Et le ciel dans tout çà ? Il sert de répis momentanés à cette cavalcade des sens... Il ne sait pas encore qu'il jouera un rôle primordial pour la profondeur de l'oeuvre terminée.
Et la maison qui revient sans cesse sous les doigts; l'imagination entre alors dans la ronde, car il faut en percer les mystères; qu'y-a-t-il derrière ces fenêtres, comment
franchir cette porte fermée face à ma propre histoire. Il est très difficile de tout décomposer pour tenter d'expliquer; je pense que ce sont les reflets, derrière ou contre les vitres, qui
provoquent les réminiscenses de ma propre vie; A ce stade je suis plus en mesure de raconter ce qui se passe en moi.

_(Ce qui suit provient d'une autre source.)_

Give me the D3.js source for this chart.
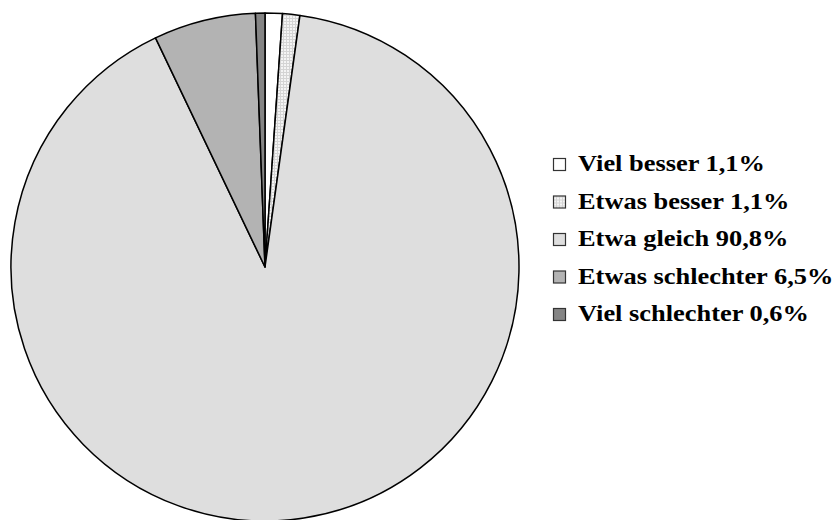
<!DOCTYPE html>
<html>
<head>
<meta charset="utf-8">
<script src="https://cdn.jsdelivr.net/npm/d3@7"></script>
<style>
  html, body { margin: 0; padding: 0; background: #fff; }
  svg { display: block; }
</style>
</head>
<body>
<svg id="chart" width="837" height="520"></svg>
<script>
// Answers and shares (percent), clockwise from 12 o'clock
const categories = ["Viel besser", "Etwas besser", "Etwa gleich", "Etwas schlechter", "Viel schlechter"];
const values = [1.1, 1.1, 90.8, 6.5, 0.6];
const valueLabels = ["1,1%", "1,1%", "90,8%", "6,5%", "0,6%"];
const fills = ["#ffffff", "url(#grid)", "#dedede", "#b3b3b3", "#858585"];

const svg = d3.select("#chart");
const cx = 265, cy = 267, radius = 254;

// Fine grid texture for the "Etwas besser" slice
const defs = svg.append("defs");
const pat = defs.append("pattern")
  .attr("id", "grid").attr("patternUnits", "userSpaceOnUse")
  .attr("width", 3).attr("height", 3);
pat.append("rect").attr("width", 3).attr("height", 3).attr("fill", "#f4f4f4");
pat.append("rect").attr("width", 1).attr("height", 3).attr("fill", "#d4d4d4");
pat.append("rect").attr("width", 3).attr("height", 1).attr("fill", "#d4d4d4");

const data = categories.map((c, i) => ({ name: c, value: values[i], label: valueLabels[i], fill: fills[i] }));

const pie = d3.pie().value(d => d.value).sort(null);
const arc = d3.arc().innerRadius(0).outerRadius(radius);

svg.append("g")
  .attr("transform", `translate(${cx},${cy})`)
  .selectAll("path")
  .data(pie(data))
  .join("path")
  .attr("d", arc)
  .attr("fill", d => d.data.fill)
  .attr("stroke", "#000")
  .attr("stroke-width", 1.5)
  .attr("stroke-linejoin", "round");

// Legend
const legendX = 553, legendY = 171, rowH = 37.5, box = 13;
const legend = svg.append("g");
const rows = legend.selectAll("g")
  .data(data)
  .join("g")
  .attr("transform", (d, i) => `translate(${legendX},${legendY + i * rowH})`);

rows.append("rect")
  .attr("x", 0.5).attr("y", -box + 0.5)
  .attr("width", box - 1).attr("height", box - 1)
  .attr("fill", d => d.fill)
  .attr("stroke", "#333").attr("stroke-width", 1.2);

// Labels are set in a slightly widened bold serif
rows.append("text")
  .attr("transform", "translate(25,0) scale(1.1,1)")
  .attr("font-family", "'Liberation Serif', 'Times New Roman', serif")
  .attr("font-weight", "bold")
  .attr("font-size", 24)
  .attr("fill", "#000")
  .text(d => `${d.name} ${d.label}`);
</script>
</body>
</html>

Les couleurs se posent, je sais que j'épprouve du plaisir certainement
plus voyant que voyeur...
A un moment donné, tout me semble dit... Je repose mes pastels...
La maison a fortement plu à la personne qui me l'avait commandée.
Parfois je regarde mon dessin, je reconnais la maison, d'autres fois elle ne me parle pas...
Peut-être est-ce la pudeur contenue qui a plu...
Il est vrai que je ne suis jamais rentré dans cette maison...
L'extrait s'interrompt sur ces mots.